TASK — Extract everything from the first line through the line with "46, 49, 52]", both ends included, except for any pictures.

GIVEN INFORMATION —
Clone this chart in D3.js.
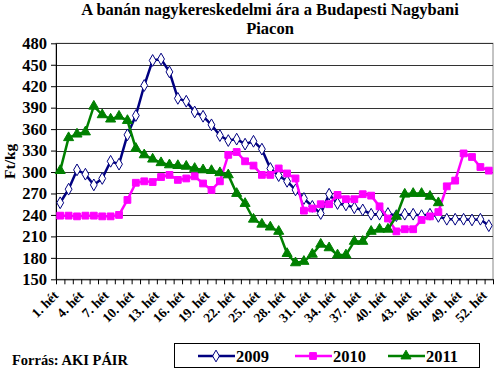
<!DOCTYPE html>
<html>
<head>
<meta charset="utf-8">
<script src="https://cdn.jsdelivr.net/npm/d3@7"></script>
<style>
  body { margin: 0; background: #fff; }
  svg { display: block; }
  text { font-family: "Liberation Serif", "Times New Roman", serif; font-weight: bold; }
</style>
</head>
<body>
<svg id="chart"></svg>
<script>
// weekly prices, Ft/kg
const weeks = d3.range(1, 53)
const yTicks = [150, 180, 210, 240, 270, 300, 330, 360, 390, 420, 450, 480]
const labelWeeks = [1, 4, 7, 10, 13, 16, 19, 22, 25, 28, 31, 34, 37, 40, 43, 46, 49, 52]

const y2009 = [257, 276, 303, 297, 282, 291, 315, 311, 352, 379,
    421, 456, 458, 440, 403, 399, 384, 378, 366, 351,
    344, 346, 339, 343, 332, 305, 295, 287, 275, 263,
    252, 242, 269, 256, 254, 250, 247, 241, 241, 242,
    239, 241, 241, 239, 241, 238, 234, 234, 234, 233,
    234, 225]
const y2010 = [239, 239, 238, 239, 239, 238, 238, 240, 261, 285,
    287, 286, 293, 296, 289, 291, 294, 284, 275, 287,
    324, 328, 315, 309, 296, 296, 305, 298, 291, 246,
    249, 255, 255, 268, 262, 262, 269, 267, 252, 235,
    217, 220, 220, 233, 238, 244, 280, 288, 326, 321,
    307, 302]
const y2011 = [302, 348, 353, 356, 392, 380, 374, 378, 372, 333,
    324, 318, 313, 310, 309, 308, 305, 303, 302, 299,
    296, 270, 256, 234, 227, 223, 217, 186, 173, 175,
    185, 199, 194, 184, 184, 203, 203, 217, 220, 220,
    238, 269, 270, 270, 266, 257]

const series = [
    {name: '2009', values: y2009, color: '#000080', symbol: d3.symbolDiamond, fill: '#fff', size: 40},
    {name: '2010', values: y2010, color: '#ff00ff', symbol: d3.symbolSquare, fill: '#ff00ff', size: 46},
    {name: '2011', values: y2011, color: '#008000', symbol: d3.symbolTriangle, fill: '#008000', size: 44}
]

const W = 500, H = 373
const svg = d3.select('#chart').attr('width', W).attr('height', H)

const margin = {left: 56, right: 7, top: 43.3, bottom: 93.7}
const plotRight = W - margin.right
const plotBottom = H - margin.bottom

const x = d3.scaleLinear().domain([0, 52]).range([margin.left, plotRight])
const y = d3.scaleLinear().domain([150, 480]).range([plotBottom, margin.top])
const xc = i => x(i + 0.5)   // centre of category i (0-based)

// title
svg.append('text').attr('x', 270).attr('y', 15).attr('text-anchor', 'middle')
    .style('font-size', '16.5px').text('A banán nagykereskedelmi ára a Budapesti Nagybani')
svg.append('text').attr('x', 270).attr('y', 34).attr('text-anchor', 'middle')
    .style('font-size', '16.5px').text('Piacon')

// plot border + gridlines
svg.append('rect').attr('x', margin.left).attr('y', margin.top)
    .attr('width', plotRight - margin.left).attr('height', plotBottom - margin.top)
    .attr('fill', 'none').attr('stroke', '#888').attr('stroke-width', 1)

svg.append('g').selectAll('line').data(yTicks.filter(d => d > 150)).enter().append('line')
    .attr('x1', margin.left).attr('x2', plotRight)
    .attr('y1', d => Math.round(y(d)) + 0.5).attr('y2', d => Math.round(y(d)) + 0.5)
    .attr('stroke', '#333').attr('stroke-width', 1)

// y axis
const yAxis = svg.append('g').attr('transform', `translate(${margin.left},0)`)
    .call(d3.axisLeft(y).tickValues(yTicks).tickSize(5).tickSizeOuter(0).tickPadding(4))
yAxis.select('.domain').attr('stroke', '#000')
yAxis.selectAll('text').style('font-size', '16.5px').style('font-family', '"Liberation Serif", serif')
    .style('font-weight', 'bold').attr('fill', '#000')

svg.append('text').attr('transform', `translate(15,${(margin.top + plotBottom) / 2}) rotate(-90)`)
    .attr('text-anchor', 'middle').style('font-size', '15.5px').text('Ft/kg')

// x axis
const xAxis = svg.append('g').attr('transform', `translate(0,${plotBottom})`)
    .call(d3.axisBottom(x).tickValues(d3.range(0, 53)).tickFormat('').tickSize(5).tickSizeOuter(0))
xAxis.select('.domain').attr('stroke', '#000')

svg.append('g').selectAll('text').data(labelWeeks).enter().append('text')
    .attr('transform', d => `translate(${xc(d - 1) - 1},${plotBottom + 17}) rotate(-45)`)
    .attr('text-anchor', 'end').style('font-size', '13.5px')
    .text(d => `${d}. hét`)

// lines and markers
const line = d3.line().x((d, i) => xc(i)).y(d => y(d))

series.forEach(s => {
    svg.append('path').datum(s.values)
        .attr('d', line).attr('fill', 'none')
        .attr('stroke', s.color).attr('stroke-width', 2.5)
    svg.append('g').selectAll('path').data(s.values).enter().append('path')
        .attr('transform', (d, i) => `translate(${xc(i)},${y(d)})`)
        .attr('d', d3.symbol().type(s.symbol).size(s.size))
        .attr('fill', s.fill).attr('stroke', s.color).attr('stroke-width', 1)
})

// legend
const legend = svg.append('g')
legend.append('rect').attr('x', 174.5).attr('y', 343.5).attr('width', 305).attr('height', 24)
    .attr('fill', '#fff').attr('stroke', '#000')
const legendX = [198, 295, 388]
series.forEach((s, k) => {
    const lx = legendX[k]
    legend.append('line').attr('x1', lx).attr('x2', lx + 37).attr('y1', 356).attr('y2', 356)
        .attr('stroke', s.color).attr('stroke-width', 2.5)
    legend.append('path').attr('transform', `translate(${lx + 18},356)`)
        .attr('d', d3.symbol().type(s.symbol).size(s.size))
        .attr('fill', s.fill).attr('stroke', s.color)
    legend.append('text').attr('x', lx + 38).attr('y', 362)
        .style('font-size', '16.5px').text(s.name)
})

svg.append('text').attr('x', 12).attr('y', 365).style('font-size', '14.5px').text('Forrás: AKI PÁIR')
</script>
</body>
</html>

RESPONSE FOR THIS EXERCISE —
Clone this chart in D3.js.
<!DOCTYPE html>
<html>
<head>
<meta charset="utf-8">
<script src="https://cdn.jsdelivr.net/npm/d3@7"></script>
<style>
  body { margin: 0; background: #fff; }
  svg { display: block; }
  text { font-family: "Liberation Serif", "Times New Roman", serif; font-weight: bold; }
</style>
</head>
<body>
<svg id="chart"></svg>
<script>
// weekly prices, Ft/kg
const weeks = d3.range(1, 53)
const yTicks = [150, 180, 210, 240, 270, 300, 330, 360, 390, 420, 450, 480]
const labelWeeks = [1, 4, 7, 10, 13, 16, 19, 22, 25, 28, 31, 34, 37, 40, 43, 46, 49, 52]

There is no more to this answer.